↓

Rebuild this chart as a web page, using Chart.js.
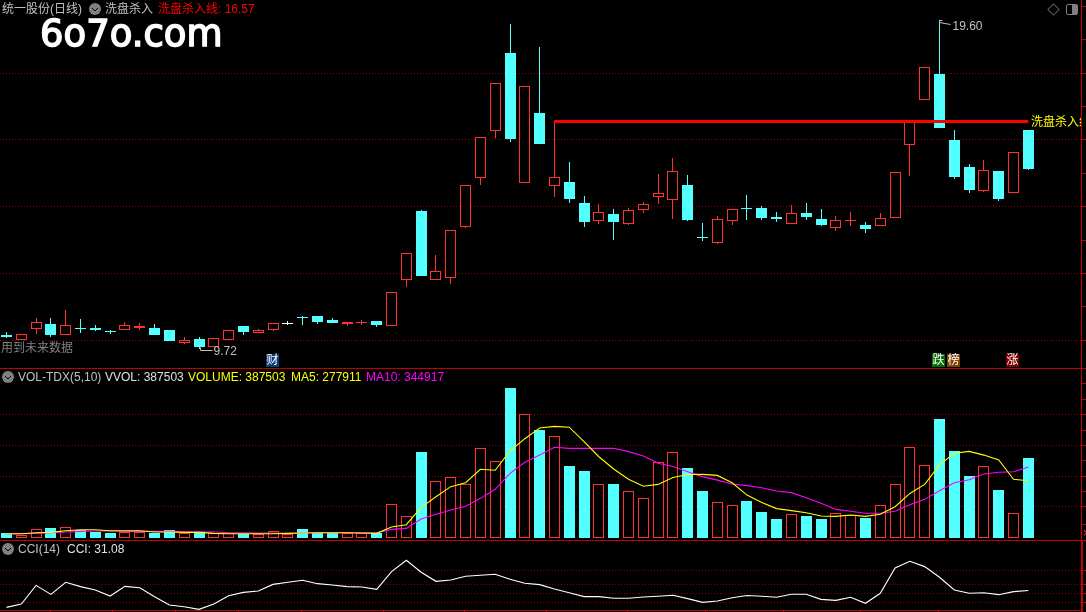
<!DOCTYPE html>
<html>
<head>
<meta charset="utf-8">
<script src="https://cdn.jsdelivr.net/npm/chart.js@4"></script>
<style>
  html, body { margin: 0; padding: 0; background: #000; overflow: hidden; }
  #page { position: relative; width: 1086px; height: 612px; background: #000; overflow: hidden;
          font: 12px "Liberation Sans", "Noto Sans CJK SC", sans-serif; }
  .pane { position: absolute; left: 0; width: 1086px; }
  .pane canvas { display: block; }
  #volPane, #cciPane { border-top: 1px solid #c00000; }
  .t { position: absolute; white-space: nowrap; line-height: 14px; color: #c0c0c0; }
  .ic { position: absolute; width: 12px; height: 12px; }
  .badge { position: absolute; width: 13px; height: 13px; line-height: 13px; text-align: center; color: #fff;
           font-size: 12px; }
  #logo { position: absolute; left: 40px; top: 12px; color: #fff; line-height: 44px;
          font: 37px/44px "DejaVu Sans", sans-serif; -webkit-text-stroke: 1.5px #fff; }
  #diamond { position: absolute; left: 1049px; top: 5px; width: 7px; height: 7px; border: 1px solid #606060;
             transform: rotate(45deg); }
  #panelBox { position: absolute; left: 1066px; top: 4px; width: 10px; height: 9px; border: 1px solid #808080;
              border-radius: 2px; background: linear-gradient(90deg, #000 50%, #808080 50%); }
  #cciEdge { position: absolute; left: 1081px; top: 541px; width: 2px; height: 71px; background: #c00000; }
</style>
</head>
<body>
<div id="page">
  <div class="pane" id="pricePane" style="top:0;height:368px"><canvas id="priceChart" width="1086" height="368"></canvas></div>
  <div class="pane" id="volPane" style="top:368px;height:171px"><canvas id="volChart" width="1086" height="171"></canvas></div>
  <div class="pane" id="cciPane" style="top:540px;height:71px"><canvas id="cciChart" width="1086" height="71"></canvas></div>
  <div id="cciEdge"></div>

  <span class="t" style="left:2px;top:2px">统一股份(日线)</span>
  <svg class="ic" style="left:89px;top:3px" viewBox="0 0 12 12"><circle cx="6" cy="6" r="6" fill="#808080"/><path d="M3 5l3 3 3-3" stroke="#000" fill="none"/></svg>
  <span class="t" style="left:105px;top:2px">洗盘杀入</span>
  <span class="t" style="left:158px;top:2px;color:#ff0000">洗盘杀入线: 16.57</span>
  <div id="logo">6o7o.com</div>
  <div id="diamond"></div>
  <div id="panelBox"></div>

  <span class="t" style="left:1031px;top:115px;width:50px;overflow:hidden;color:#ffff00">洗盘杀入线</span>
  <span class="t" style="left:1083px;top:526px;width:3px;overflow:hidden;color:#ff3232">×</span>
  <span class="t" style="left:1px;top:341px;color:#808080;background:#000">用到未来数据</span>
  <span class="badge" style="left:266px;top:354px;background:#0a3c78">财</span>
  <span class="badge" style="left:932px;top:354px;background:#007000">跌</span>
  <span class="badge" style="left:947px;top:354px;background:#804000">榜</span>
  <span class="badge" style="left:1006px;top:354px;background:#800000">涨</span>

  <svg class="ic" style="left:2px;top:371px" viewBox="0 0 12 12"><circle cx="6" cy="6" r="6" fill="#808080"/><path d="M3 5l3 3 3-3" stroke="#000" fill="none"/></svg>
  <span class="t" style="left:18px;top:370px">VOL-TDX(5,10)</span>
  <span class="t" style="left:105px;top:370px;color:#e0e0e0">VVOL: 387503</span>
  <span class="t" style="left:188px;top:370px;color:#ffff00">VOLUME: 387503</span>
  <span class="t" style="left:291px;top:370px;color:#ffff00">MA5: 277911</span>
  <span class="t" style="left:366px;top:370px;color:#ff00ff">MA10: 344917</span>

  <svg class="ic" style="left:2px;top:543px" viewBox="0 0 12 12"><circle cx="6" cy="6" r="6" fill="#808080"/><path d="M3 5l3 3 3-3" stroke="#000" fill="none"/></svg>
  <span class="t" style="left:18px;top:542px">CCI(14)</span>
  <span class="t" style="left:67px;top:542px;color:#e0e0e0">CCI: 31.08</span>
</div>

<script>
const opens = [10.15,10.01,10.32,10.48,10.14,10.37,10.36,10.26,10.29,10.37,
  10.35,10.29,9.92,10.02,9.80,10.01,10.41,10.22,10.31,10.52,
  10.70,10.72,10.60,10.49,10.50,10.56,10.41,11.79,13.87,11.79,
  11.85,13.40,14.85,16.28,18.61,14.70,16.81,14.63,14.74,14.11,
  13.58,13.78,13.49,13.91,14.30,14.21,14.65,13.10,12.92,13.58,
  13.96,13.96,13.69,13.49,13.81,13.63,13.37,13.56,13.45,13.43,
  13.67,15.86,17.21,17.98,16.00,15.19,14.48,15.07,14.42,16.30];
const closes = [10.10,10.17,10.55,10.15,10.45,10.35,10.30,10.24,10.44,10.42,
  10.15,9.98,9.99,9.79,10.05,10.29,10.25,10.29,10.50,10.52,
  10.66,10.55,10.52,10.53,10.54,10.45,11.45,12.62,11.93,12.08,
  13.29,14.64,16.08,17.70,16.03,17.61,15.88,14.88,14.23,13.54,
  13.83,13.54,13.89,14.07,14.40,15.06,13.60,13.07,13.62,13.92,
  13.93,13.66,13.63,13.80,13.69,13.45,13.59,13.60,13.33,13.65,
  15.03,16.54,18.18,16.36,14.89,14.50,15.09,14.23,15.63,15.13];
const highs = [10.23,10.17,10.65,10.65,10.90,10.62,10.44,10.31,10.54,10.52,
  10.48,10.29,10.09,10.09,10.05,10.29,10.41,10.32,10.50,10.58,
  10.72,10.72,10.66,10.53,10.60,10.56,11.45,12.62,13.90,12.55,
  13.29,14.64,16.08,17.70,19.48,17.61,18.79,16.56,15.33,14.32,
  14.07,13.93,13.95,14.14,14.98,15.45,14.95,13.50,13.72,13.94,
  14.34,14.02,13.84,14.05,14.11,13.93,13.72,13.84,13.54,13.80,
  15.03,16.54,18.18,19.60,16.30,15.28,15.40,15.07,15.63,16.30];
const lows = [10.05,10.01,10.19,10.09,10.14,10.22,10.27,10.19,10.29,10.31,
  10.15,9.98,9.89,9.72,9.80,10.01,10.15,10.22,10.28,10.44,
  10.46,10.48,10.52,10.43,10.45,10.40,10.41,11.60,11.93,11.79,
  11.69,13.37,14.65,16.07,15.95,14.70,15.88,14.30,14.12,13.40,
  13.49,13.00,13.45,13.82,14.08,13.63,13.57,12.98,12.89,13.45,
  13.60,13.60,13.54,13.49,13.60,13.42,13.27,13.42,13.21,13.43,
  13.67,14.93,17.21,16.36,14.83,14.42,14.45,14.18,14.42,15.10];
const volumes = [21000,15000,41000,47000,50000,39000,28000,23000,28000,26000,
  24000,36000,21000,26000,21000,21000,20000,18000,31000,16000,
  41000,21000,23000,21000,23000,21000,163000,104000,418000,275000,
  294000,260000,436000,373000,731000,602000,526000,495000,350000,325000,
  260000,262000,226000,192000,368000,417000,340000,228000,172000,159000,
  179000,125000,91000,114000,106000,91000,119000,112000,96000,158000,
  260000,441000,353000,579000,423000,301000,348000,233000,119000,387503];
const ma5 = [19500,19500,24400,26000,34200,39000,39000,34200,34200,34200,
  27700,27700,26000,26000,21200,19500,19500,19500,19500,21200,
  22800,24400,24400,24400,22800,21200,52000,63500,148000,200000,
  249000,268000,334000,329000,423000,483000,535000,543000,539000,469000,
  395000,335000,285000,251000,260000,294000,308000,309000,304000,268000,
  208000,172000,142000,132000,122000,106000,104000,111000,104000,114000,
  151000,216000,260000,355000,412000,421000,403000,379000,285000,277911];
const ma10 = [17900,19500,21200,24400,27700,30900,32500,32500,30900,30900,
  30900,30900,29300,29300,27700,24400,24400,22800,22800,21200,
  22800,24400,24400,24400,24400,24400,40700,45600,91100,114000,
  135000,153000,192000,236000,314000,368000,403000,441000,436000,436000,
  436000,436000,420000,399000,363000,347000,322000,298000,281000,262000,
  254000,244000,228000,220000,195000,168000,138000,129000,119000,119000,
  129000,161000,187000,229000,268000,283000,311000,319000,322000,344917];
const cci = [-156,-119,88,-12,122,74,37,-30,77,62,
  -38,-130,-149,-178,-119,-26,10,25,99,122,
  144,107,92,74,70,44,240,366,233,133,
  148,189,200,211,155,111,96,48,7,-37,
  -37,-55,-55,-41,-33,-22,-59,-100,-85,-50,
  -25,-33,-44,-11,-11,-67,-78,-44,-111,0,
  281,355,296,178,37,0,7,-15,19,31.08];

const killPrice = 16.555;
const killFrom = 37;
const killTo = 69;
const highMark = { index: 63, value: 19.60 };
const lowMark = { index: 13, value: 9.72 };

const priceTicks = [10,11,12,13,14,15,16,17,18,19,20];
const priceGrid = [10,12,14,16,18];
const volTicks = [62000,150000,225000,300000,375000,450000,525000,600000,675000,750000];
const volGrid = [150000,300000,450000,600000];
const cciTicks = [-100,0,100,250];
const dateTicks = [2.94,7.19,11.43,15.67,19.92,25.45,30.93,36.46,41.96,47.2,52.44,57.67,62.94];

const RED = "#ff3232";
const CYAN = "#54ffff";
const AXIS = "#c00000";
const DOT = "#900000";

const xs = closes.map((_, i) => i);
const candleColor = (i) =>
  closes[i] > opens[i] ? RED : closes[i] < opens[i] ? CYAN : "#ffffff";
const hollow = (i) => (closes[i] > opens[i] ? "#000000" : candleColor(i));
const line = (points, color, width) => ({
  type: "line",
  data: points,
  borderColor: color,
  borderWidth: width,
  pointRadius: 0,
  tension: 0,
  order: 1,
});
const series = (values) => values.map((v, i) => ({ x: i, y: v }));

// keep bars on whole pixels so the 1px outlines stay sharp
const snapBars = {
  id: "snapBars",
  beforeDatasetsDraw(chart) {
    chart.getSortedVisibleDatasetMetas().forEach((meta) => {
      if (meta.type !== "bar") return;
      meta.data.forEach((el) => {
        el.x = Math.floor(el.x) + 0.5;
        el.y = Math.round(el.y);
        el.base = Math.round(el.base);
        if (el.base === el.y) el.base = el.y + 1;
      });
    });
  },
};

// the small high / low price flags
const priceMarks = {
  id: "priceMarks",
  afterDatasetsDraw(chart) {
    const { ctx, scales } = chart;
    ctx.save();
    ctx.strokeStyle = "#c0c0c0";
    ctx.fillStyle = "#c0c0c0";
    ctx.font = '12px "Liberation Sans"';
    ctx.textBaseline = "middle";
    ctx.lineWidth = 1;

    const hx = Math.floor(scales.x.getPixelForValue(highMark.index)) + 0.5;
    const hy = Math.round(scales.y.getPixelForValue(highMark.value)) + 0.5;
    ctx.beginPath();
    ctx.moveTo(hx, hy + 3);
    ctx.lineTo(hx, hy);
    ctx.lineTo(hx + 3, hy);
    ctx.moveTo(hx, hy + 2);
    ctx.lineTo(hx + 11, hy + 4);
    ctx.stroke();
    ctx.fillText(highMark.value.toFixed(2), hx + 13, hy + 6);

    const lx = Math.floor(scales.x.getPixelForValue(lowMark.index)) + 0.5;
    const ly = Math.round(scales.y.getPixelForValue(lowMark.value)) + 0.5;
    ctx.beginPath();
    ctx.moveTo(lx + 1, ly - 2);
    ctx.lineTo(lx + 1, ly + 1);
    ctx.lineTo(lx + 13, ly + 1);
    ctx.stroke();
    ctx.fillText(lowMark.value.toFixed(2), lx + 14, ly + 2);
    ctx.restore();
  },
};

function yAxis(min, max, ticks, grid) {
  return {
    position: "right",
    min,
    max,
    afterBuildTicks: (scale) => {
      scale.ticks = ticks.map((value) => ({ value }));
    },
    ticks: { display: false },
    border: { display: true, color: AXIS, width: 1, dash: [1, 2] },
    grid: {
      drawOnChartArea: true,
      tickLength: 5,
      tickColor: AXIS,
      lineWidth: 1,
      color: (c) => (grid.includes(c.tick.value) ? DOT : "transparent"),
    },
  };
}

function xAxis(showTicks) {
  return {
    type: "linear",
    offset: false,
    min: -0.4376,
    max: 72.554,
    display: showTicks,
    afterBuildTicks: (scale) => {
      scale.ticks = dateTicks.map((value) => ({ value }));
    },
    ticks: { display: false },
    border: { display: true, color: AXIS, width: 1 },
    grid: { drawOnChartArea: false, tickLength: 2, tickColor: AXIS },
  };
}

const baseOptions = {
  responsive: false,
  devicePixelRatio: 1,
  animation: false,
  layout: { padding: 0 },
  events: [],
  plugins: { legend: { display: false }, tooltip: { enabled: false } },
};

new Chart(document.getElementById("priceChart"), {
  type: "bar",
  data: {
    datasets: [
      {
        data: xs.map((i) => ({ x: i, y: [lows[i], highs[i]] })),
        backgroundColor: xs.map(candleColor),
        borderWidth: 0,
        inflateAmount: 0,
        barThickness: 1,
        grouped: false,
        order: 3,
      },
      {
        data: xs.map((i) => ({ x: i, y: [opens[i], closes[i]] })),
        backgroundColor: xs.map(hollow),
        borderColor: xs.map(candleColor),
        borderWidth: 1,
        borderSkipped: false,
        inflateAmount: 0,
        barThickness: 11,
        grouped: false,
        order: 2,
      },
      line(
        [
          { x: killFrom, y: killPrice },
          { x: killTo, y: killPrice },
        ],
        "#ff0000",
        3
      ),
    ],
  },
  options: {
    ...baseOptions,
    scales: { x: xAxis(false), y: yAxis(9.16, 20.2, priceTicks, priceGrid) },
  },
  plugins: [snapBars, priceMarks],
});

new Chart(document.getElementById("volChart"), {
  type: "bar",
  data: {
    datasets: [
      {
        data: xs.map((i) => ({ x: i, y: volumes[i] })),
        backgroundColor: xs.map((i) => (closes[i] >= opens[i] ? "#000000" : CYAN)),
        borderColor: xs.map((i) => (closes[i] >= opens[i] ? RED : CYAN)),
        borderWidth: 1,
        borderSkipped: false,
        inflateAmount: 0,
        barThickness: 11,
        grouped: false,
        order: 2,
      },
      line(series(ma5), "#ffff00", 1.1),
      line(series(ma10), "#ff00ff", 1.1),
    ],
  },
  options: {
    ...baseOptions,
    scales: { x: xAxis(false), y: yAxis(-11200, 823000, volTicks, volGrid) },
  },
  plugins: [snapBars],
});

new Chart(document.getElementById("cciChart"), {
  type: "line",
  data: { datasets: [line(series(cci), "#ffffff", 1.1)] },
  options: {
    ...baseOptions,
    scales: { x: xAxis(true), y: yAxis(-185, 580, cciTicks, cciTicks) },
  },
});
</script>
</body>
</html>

↑

### Written exercise
Report how many lines of the listing hold the word "page", with nothing but the number.

### Completed task
3